2021 MDTA and Center Pilot Program Awardees

Drs. Cvetanovic and Mermelstein: “Cocaine Actions on the Cerebellum Influence Drug Reward”

Drs. Cvetanovic and Mermelstein will investigate how cocaine actions on the cerebellum influence drug reward:  Drs. Cvetanovic and Mermelstein write: recent “studies suggest that cocaine promotes activation of the neurons in deep cerebellar nuclei that in turn modulate the reward circuitry within the brain. However, the identity of the neuronal cell types comprising the cerebellum-VTA circuit and whether cerebellar activation is required for the rewarding effects of cocaine remain unknown. This proposal seeks to answer these questions.”

Drs. Groman and Zimmermann: “Neurodevelopmental circuits underlying decision-making and addiction susceptibility”

Drs. Groman and Zimmermann will investigate the circuit development that occurs during adolescence and impacts: “Adolescence is a critical developmental stage in which the brain undergoes a profound reorganization, including the formation and stabilization of neural circuits that are involved in decision making and addiction. We have recently demonstrated that value-based decision-making improves across adolescent development in the rat and is related to the reinforcement-learning mechanism that predicts drug use in adulthood. We hypothesize that these decision-making improvements are due to age-related changes in the amygdala-OFC circuit and, specifically, that measures of amygdala-OFC connectivity during adolescent development could serve as a noninvasive biomarker of addiction susceptibility in humans. This proposal will test these hypotheses by combining sophisticated decision-making assessments with in vivo MR neuroimaging, drug self-administration, optogenetic approaches, and ex vivo tractography across adolescent development in the rat.”

Drs. Redish and Saunders: “Novel use of dual-channel fiber photometry for simultaneous measurement of norepinephrine and dopamine in rat medial prefrontal cortex”

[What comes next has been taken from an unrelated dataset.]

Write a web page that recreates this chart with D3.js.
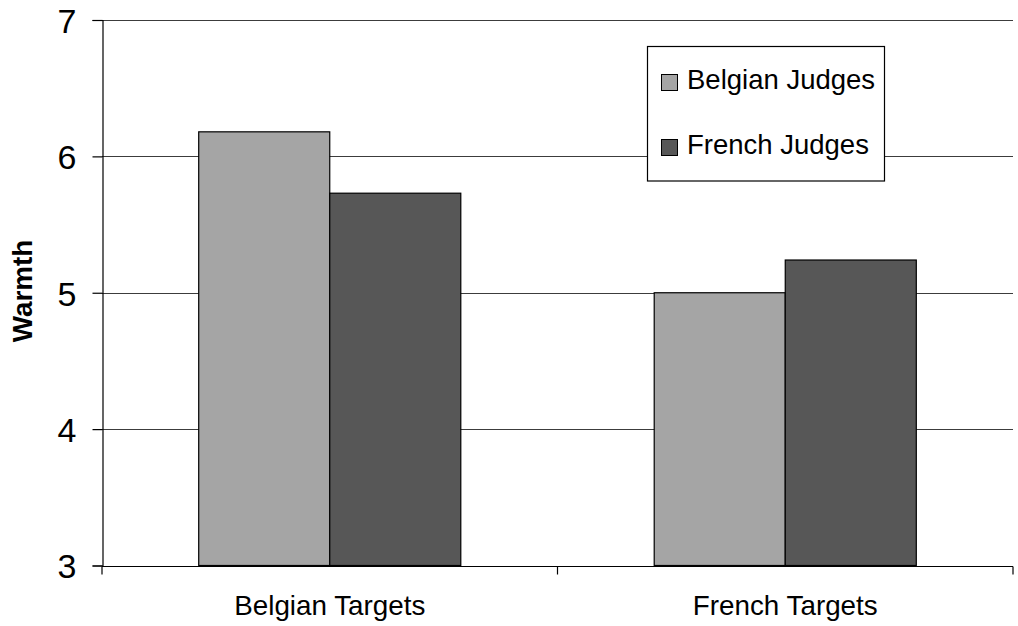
<!DOCTYPE html>
<html>
<head>
<meta charset="utf-8">
<script src="https://cdn.jsdelivr.net/npm/d3@7"></script>
<style>
html,body{margin:0;padding:0;background:#fff;}
svg{display:block;font-family:"Liberation Sans",Arial,sans-serif;}
</style>
</head>
<body>
<svg id="chart" width="1018" height="626"></svg>
<script>
const categories = ["Belgian Targets", "French Targets"];
const seriesNames = ["Belgian Judges", "French Judges"];
const belgianJudges = [6.18, 5.00];
const frenchJudges = [5.73, 5.24];
const yTicks = [3, 4, 5, 6, 7];
const seriesColors = ["#a5a5a5", "#575757"];
const yTitle = "Warmth";

const seriesValues = [belgianJudges, frenchJudges];
const data = categories.map((c, i) => ({cat: c, vals: seriesNames.map((s, j) => ({s, v: seriesValues[j][i], j}))}));

const svg = d3.select("#chart");
const mLeft = 102, mRight = 1013, mTop = 20, mBottom = 565.5;

const x = d3.scaleBand().domain(categories).range([mLeft, mRight]).padding(0);
const x1 = d3.scaleBand().domain(seriesNames).range([0, x.bandwidth()]).paddingInner(0).paddingOuter(0.738);
const y = d3.scaleLinear().domain([3, 7]).range([mBottom, mTop]);

// gridlines
svg.append("g").selectAll("line").data(yTicks.filter(t => t !== 3)).join("line")
  .attr("x1", mLeft).attr("x2", mRight)
  .attr("y1", d => Math.round(y(d)) + 0.5).attr("y2", d => Math.round(y(d)) + 0.5)
  .attr("stroke", "#3c3c3c").attr("stroke-width", 1.2);

// bars
const g = svg.append("g").selectAll("g").data(data).join("g")
  .attr("transform", d => `translate(${x(d.cat)},0)`);
g.selectAll("rect").data(d => d.vals).join("rect")
  .attr("x", d => x1(d.s))
  .attr("width", x1.bandwidth())
  .attr("y", d => y(d.v))
  .attr("height", d => y(3) - y(d.v))
  .attr("fill", d => seriesColors[d.j])
  .attr("stroke", "#000").attr("stroke-width", 1.2);

// y axis
const yAxis = d3.axisLeft(y).tickValues(yTicks).tickSize(10).tickPadding(16).tickFormat(d3.format("d"));
const ya = svg.append("g").attr("transform", `translate(${mLeft + 0.5},0)`).call(yAxis);
ya.select(".domain").attr("stroke", "#000").attr("stroke-width", 1.2);
ya.selectAll(".tick line").attr("stroke", "#000").attr("stroke-width", 1.2);
ya.selectAll(".tick text").attr("font-size", 34).attr("fill", "#000")
  .attr("font-family", "'Liberation Sans', Arial, sans-serif").attr("dy", "0.36em");

// x axis
const xAxis = d3.axisBottom(x).tickSize(0).tickPadding(0);
const xa = svg.append("g").attr("transform", `translate(0,${Math.round(mBottom) + 0.5})`).call(xAxis);
xa.select(".domain").remove();
xa.append("line").attr("x1", mLeft).attr("x2", mRight).attr("stroke", "#000").attr("stroke-width", 1.2);
const boundaries = [mLeft, mLeft + x.bandwidth(), mRight];
xa.selectAll(".bnd").data(boundaries).join("line").attr("class", "bnd")
  .attr("x1", d => d).attr("x2", d => d).attr("y1", 0).attr("y2", 8)
  .attr("stroke", "#000").attr("stroke-width", 1.2);
xa.selectAll(".tick text").attr("font-size", 27.8).attr("fill", "#000")
  .attr("font-family", "'Liberation Sans', Arial, sans-serif")
  .attr("dy", null).attr("y", 48);

// y title
svg.append("text")
  .attr("transform", `translate(32,291) rotate(-90)`)
  .attr("text-anchor", "middle")
  .attr("font-size", 27.8).attr("font-weight", "bold").attr("fill", "#000")
  .text(yTitle);

// legend
const lg = svg.append("g");
lg.append("rect").attr("x", 647.5).attr("y", 46.5).attr("width", 237).attr("height", 134.5)
  .attr("fill", "#fff").attr("stroke", "#000").attr("stroke-width", 1.2);
const li = lg.selectAll("g.item").data(seriesNames).join("g").attr("class", "item")
  .attr("transform", (d, i) => `translate(661,${74 + i * 65})`);
li.append("rect").attr("x", 0.5).attr("y", 0.5).attr("width", 16).attr("height", 16)
  .attr("fill", (d, i) => seriesColors[i]).attr("stroke", "#000").attr("stroke-width", 1);
li.append("text").attr("x", 26).attr("y", 14.5).attr("font-size", 27.5).attr("fill", "#000").text(d => d);
</script>
</body>
</html>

Drs. Redish and Saunders will develop dual-channel fiber photometry for simultaneous measurement of norepinephrine and dopamine in rat medial prefrontal cortex.  Drs. Redish and Saunders write: “Addiction is characterized as a breakdown of decision-making processes. A central brain area in decision making is the medial prefrontal cortex (mPFC). An often-underappreciated component of mPFC processing is the role of dopamine (DA) and norepinephrine (NE) as neuromodulators. Careful study of the dynamics of these modulators has historically been difficult, but new advances in imaging techniques and fluorescent biosensors have begun to open the door.  The goal of this project is to develop the capability of dual-channel fiber photometry capable of measuring DA and NE levels simultaneously yet separably from behaving rats."